Parksville resident Bill Fullerton, 64, recalls a time in his teens living in Bamfield when Basking sharks were plentiful and harpooned for sport.

“They were all over the place,” he says. “I harpooned one in Kelp Bay about four or five miles up the Alberni Inlet.”

Fullerton says the Basking sharks were considered a nuisance in the fishing industry because they would get caught up in gillnets causing considerable damage and expense.

“Not only would they tangle themselves in the nets but there is a slime on the surface of their skin that has an odour. The fish smell it and keep away

“The nets were 200 feet long or so stretched along the surface of the water. Boats were staggered all over the inlet,” says Fullerton.

The retired B.C. forestry worker describes how he and his friends would sneak up on groups of Basking sharks, named for their predilection to group together nearly motionless on the surface of shallower waters.

“They were very slow to react,” he says. “Four or five of us in speed boats would tie up to a 45 gallon drum. You’d motor up slowly at trolling speeds and get within five feet of them. I used a harpoon with an eight-foot shaft.”

Fullerton says that once a shark was hit the point of the harpoon was designed to turn at a 90-degree angle, biting into the flesh and creating an anchor.

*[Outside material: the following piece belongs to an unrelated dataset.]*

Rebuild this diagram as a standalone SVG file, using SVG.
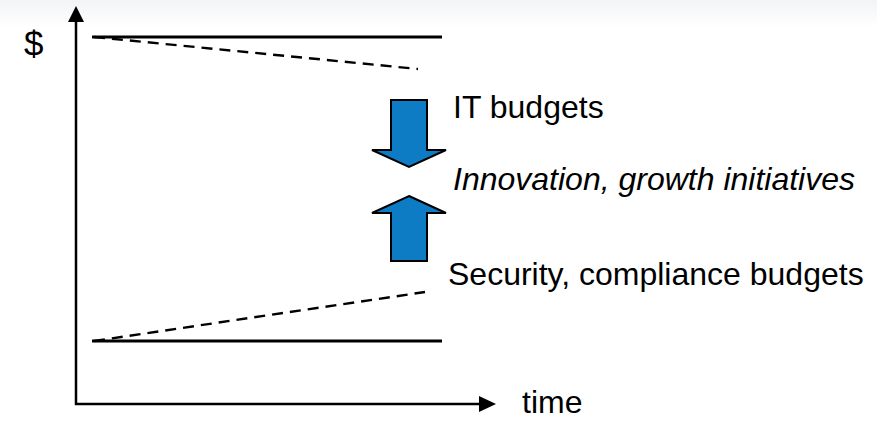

“There would be a tug of war for a while,” he says. “If there was no pull in either direction you knew he might be coming towards you.

“We more or less never used any part of them,” adds Fullerton.

While it may sound barbaric in the modern day parlance of conservation and eco-tourism, such methods aimed at eradicating the shark population were encouraged at the time.

Wallace and Gisborne’s book documents a media fed frenzy of antagonism towards the sharks with articles such as a front page Victoria Times feature in 1955 with a photo caption that read:

“This is a basking shark, basking and leering. But the smirk will soon be wiped off its ugly face by the fisheries department, which is cutting numerous sharks down to size.”

Indeed Fisheries Canada was complicit in the sharks’ eventual eradication, designing a cutting blade that was placed on the bow of the Comox Post patrol vessel. Sharks cruising obliviously on the surface would be cut in half.

“That was the main slaughter technique,” says Wallace. “They weren’t thinking the same way then.

“I’d say we still do things that are equally as wrong although the visuals aren’t so gross,” he continues citing deep-sea bottom trawling, with its unselective destruction of marine habitat, as but one example of environmental degradation occurring just under the wider public’s radar.

There is some hope for the remaining few sharks that might be left in local waters though it is almost certainly too little, too late.

The federal government, Wallace says, “will review the report I’ve written for them. I imagine the Basking shark will be listed as an endangered species.”